In the book entitled, December 1941: 31 Days that Changed America and Saved the World, author Craig Shirley stated, “That afternoon, as the sun dipped over the horizon, Churchill and FDR both addressed a crowd of twenty thousand (attendance estimates varied widely) and the nation by radio, as the president flipped the switch to light the big Christmas tree. It was the first time the White House Christmas tree had ever actually been placed on the White House grounds. Previously, it had been on the Ellipse, Lafayette Park, and Sherman Square. The Marine Band played and the crowd sang Christmas songs including, ‘Joy to the World’ and ‘Silent Night.’”
British Prime Minister Winston Churchill’s 1941 Christmas Message:
“I spend this anniversary and festival far from my country, far from my family, yet I cannot truthfully say that I feel far from home. Whether it be the ties of blood on my mother’s side, or the friendships I have developed here over many years of active life, or the commanding sentiment of comradeship in the common cause of great peoples who speak the same language, who kneel at the same altars and, to a very large extent, pursue the same ideals, I cannot feel myself a stranger here in the center and at the summit of the United States. I feel a sense of unity and fraternal association which, added to the kindliness of your welcome, convinces me that I have a right to sit at your fireside and share your Christmas joys.

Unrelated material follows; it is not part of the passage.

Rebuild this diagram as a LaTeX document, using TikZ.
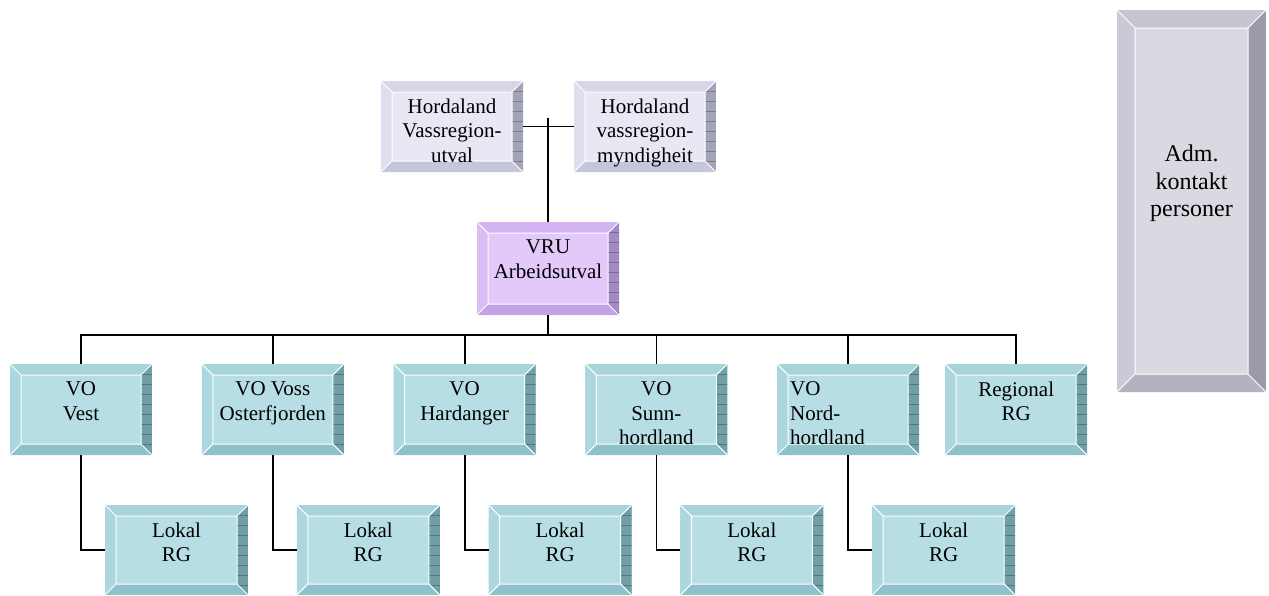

“This is a strange Christmas Eve. Almost the whole world is locked in deadly struggle, and, with the most terrible weapons which science can devise, the nations advance upon each other. Ill would it be for us this Christmastide if we were not sure that no greed for the land or wealth of any other people, no vulgar ambition, no morbid lust for material gain at the expense of others, had led us to the field. Here, in the midst of war, raging and roaring over all the lands and seas, creeping nearer to our hearts and homes, here, amid all the tumult, we have tonight the peace of the spirit in each cottage home and in every generous heart. Therefore we may cast aside for this night at least the cares and dangers which beset us, and make for the children an evening of happiness in a world of storm. Here, then, for one night only, each home throughout the English-speaking world should be a brightly-lighted island of happiness and peace.
“Let the children have their night of fun and laughter. Let the gifts of Father Christmas delight their play. Let us grown-ups share to the full in their unstinted pleasures before we turn again to the stern task and the formidable years that lie before us, resolved that, by our sacrifice and daring, these same children shall not be robbed of their inheritance or denied their right to live in a free and decent world.
“And so, in God’s mercy, a happy Christmas to you all.”
Elson and Connie Small kept the light burning bright at St. Croix River Lighthouse from 1930 to 1946 when they left the island light station for a new assignment at Portsmouth Harbor Lighthouse in New Castle, New Hampshire. St. Croix River Lighthouse was later automated in 1957, and tragically, destroyed by fire in 1976.
However, even though the lighthouse no longer physically stands on St. Croix Island, the memory of this benevolent beacon, and the event of national significance that occurred there in December 1941, continue to live on in the annals of time. The fact that a Maine lighthouse has a connection to such an important time in our nation’s history is something we can all be proud of – and a fact we should recall whenever our lighthouse heritage is remembered at Christmastime.